EXERCISE PROMPT: Skip every image and restate the data word for word.

DATA LINES:

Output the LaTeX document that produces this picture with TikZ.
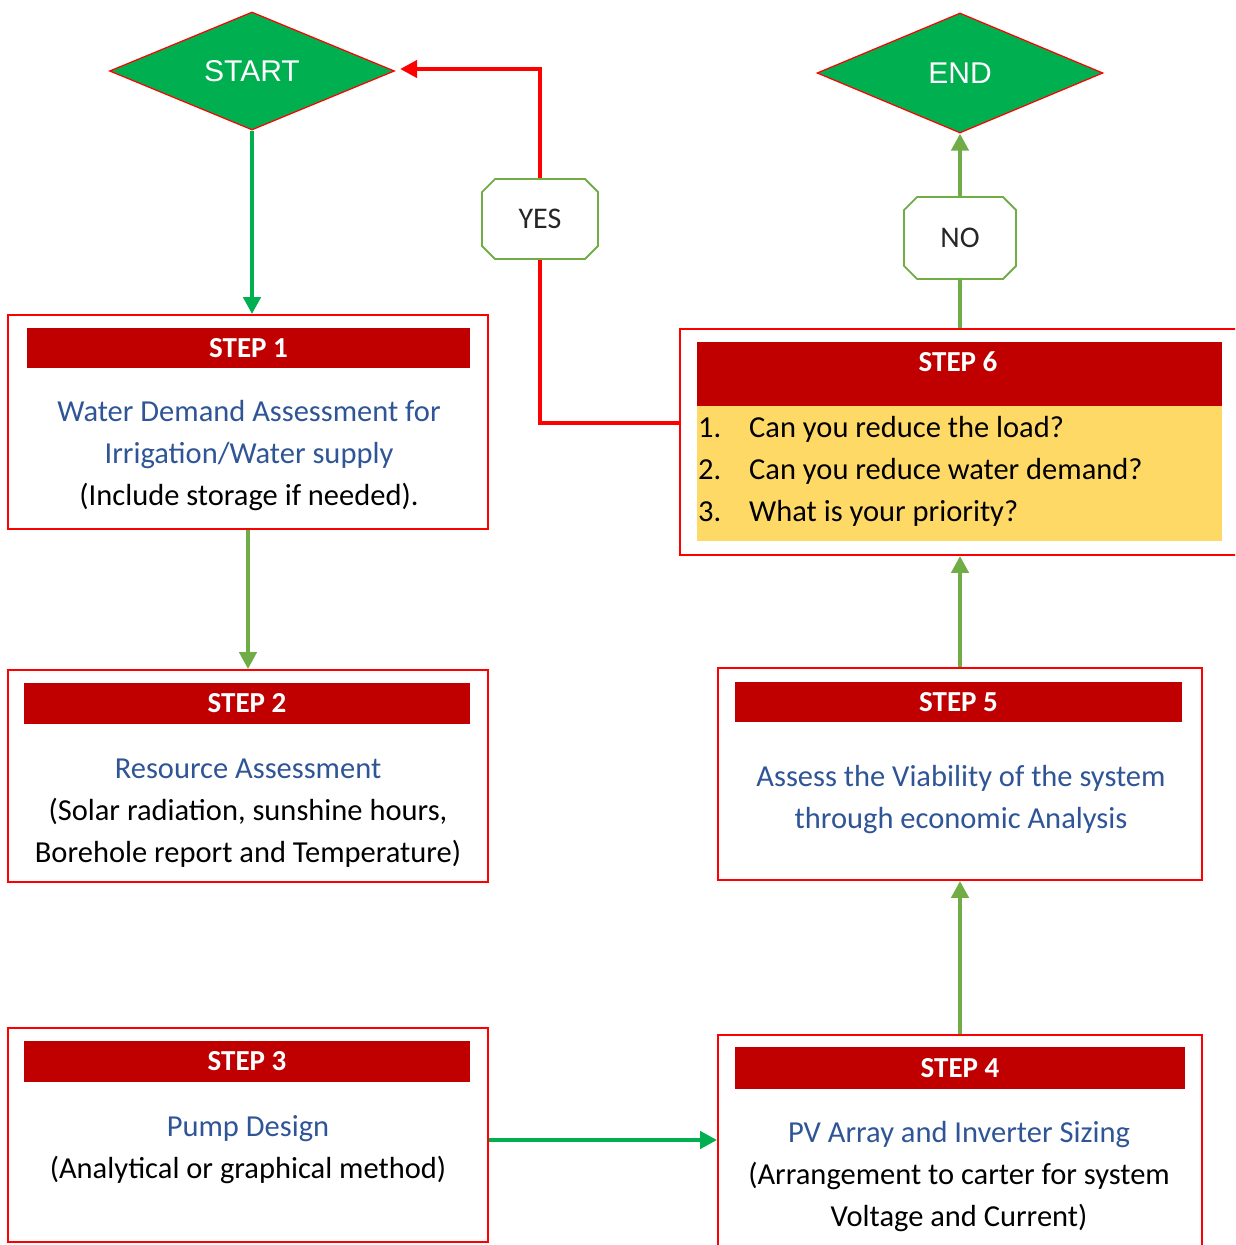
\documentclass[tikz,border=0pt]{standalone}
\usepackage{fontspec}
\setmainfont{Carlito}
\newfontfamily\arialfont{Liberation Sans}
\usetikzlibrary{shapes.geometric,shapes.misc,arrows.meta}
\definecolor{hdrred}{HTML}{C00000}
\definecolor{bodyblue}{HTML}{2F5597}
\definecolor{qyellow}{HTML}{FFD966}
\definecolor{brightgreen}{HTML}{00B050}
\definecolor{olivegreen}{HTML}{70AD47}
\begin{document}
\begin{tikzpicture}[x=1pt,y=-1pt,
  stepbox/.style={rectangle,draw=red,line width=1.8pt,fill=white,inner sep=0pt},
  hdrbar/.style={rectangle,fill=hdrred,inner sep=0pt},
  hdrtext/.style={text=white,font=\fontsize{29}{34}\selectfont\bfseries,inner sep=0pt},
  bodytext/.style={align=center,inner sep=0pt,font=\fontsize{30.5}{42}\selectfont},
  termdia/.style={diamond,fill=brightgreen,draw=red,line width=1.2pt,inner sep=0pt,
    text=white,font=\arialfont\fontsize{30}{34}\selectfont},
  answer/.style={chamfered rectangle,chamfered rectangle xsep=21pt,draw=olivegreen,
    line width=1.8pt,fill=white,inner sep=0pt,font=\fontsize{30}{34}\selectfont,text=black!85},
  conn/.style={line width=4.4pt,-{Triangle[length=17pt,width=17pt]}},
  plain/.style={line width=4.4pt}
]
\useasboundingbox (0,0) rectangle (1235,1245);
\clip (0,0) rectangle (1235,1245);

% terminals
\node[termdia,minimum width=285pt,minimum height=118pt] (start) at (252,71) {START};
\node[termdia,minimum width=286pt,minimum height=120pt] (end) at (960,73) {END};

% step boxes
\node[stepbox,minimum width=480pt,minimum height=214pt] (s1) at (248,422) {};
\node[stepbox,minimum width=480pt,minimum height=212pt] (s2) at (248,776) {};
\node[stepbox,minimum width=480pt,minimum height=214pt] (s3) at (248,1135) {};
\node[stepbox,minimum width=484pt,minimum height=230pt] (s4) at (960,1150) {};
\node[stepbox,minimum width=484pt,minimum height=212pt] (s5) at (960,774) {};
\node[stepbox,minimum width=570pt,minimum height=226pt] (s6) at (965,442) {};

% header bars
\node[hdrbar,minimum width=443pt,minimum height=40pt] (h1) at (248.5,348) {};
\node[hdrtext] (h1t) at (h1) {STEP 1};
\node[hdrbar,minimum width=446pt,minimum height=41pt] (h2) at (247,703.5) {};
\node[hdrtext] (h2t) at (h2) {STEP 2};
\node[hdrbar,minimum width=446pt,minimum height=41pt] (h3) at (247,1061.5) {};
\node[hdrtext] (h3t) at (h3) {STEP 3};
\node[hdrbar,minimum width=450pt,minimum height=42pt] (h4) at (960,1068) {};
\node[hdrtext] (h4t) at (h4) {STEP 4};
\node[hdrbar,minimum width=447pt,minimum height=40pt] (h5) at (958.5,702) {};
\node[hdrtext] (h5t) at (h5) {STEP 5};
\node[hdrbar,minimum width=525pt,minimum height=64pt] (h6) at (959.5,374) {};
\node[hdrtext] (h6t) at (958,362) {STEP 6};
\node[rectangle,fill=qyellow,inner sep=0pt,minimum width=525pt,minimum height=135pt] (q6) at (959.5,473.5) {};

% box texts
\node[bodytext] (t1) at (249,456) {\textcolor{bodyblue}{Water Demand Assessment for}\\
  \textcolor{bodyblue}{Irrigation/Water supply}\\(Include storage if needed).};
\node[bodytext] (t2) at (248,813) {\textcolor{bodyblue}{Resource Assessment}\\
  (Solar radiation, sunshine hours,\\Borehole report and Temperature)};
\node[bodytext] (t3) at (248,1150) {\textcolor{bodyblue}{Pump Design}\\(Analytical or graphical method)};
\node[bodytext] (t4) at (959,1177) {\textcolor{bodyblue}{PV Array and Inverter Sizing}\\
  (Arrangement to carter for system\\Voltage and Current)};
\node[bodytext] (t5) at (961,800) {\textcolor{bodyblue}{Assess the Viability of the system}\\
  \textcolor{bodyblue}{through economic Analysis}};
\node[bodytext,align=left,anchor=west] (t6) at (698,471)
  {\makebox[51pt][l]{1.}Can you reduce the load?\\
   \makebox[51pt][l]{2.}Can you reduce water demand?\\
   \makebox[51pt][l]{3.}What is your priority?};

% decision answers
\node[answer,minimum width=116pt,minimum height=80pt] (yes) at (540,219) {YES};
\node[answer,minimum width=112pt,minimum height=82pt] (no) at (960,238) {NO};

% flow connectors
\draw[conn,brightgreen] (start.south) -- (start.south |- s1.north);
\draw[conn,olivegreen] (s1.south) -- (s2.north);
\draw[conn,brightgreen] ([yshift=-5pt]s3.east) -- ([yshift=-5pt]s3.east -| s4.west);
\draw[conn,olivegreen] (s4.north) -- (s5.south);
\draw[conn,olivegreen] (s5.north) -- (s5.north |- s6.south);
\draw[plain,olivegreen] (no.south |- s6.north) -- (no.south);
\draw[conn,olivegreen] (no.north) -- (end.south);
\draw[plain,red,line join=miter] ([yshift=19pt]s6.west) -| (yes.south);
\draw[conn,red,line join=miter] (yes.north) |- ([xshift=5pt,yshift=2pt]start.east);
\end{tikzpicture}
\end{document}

EXERCISE ANSWER:
Output the LaTeX document that produces this picture with TikZ.
\documentclass[tikz,border=0pt]{standalone}
\usepackage{fontspec}
\setmainfont{Carlito}
\newfontfamily\arialfont{Liberation Sans}
\usetikzlibrary{shapes.geometric,shapes.misc,arrows.meta}
\definecolor{hdrred}{HTML}{C00000}
\definecolor{bodyblue}{HTML}{2F5597}
\definecolor{qyellow}{HTML}{FFD966}
\definecolor{brightgreen}{HTML}{00B050}
\definecolor{olivegreen}{HTML}{70AD47}
\begin{document}
\begin{tikzpicture}[x=1pt,y=-1pt,
  stepbox/.style={rectangle,draw=red,line width=1.8pt,fill=white,inner sep=0pt},
  hdrbar/.style={rectangle,fill=hdrred,inner sep=0pt},
  hdrtext/.style={text=white,font=\fontsize{29}{34}\selectfont\bfseries,inner sep=0pt},
  bodytext/.style={align=center,inner sep=0pt,font=\fontsize{30.5}{42}\selectfont},
  termdia/.style={diamond,fill=brightgreen,draw=red,line width=1.2pt,inner sep=0pt,
    text=white,font=\arialfont\fontsize{30}{34}\selectfont},
  answer/.style={chamfered rectangle,chamfered rectangle xsep=21pt,draw=olivegreen,
    line width=1.8pt,fill=white,inner sep=0pt,font=\fontsize{30}{34}\selectfont,text=black!85},
  conn/.style={line width=4.4pt,-{Triangle[length=17pt,width=17pt]}},
  plain/.style={line width=4.4pt}
]
\useasboundingbox (0,0) rectangle (1235,1245);
\clip (0,0) rectangle (1235,1245);

% terminals
\node[termdia,minimum width=285pt,minimum height=118pt] (start) at (252,71) {START};
\node[termdia,minimum width=286pt,minimum height=120pt] (end) at (960,73) {END};

% step boxes
\node[stepbox,minimum width=480pt,minimum height=214pt] (s1) at (248,422) {};
\node[stepbox,minimum width=480pt,minimum height=212pt] (s2) at (248,776) {};
\node[stepbox,minimum width=480pt,minimum height=214pt] (s3) at (248,1135) {};
\node[stepbox,minimum width=484pt,minimum height=230pt] (s4) at (960,1150) {};
\node[stepbox,minimum width=484pt,minimum height=212pt] (s5) at (960,774) {};
\node[stepbox,minimum width=570pt,minimum height=226pt] (s6) at (965,442) {};

% header bars
\node[hdrbar,minimum width=443pt,minimum height=40pt] (h1) at (248.5,348) {};
\node[hdrtext] (h1t) at (h1) {STEP 1};
\node[hdrbar,minimum width=446pt,minimum height=41pt] (h2) at (247,703.5) {};
\node[hdrtext] (h2t) at (h2) {STEP 2};
\node[hdrbar,minimum width=446pt,minimum height=41pt] (h3) at (247,1061.5) {};
\node[hdrtext] (h3t) at (h3) {STEP 3};
\node[hdrbar,minimum width=450pt,minimum height=42pt] (h4) at (960,1068) {};
\node[hdrtext] (h4t) at (h4) {STEP 4};
\node[hdrbar,minimum width=447pt,minimum height=40pt] (h5) at (958.5,702) {};
\node[hdrtext] (h5t) at (h5) {STEP 5};
\node[hdrbar,minimum width=525pt,minimum height=64pt] (h6) at (959.5,374) {};
\node[hdrtext] (h6t) at (958,362) {STEP 6};
\node[rectangle,fill=qyellow,inner sep=0pt,minimum width=525pt,minimum height=135pt] (q6) at (959.5,473.5) {};

% box texts
\node[bodytext] (t1) at (249,456) {\textcolor{bodyblue}{Water Demand Assessment for}\\
  \textcolor{bodyblue}{Irrigation/Water supply}\\(Include storage if needed).};
\node[bodytext] (t2) at (248,813) {\textcolor{bodyblue}{Resource Assessment}\\
  (Solar radiation, sunshine hours,\\Borehole report and Temperature)};
\node[bodytext] (t3) at (248,1150) {\textcolor{bodyblue}{Pump Design}\\(Analytical or graphical method)};
\node[bodytext] (t4) at (959,1177) {\textcolor{bodyblue}{PV Array and Inverter Sizing}\\
  (Arrangement to carter for system\\Voltage and Current)};
\node[bodytext] (t5) at (961,800) {\textcolor{bodyblue}{Assess the Viability of the system}\\
  \textcolor{bodyblue}{through economic Analysis}};
\node[bodytext,align=left,anchor=west] (t6) at (698,471)
  {\makebox[51pt][l]{1.}Can you reduce the load?\\
   \makebox[51pt][l]{2.}Can you reduce water demand?\\
   \makebox[51pt][l]{3.}What is your priority?};

% decision answers
\node[answer,minimum width=116pt,minimum height=80pt] (yes) at (540,219) {YES};
\node[answer,minimum width=112pt,minimum height=82pt] (no) at (960,238) {NO};

% flow connectors
\draw[conn,brightgreen] (start.south) -- (start.south |- s1.north);
\draw[conn,olivegreen] (s1.south) -- (s2.north);
\draw[conn,brightgreen] ([yshift=-5pt]s3.east) -- ([yshift=-5pt]s3.east -| s4.west);
\draw[conn,olivegreen] (s4.north) -- (s5.south);
\draw[conn,olivegreen] (s5.north) -- (s5.north |- s6.south);
\draw[plain,olivegreen] (no.south |- s6.north) -- (no.south);
\draw[conn,olivegreen] (no.north) -- (end.south);
\draw[plain,red,line join=miter] ([yshift=19pt]s6.west) -| (yes.south);
\draw[conn,red,line join=miter] (yes.north) |- ([xshift=5pt,yshift=2pt]start.east);
\end{tikzpicture}
\end{document}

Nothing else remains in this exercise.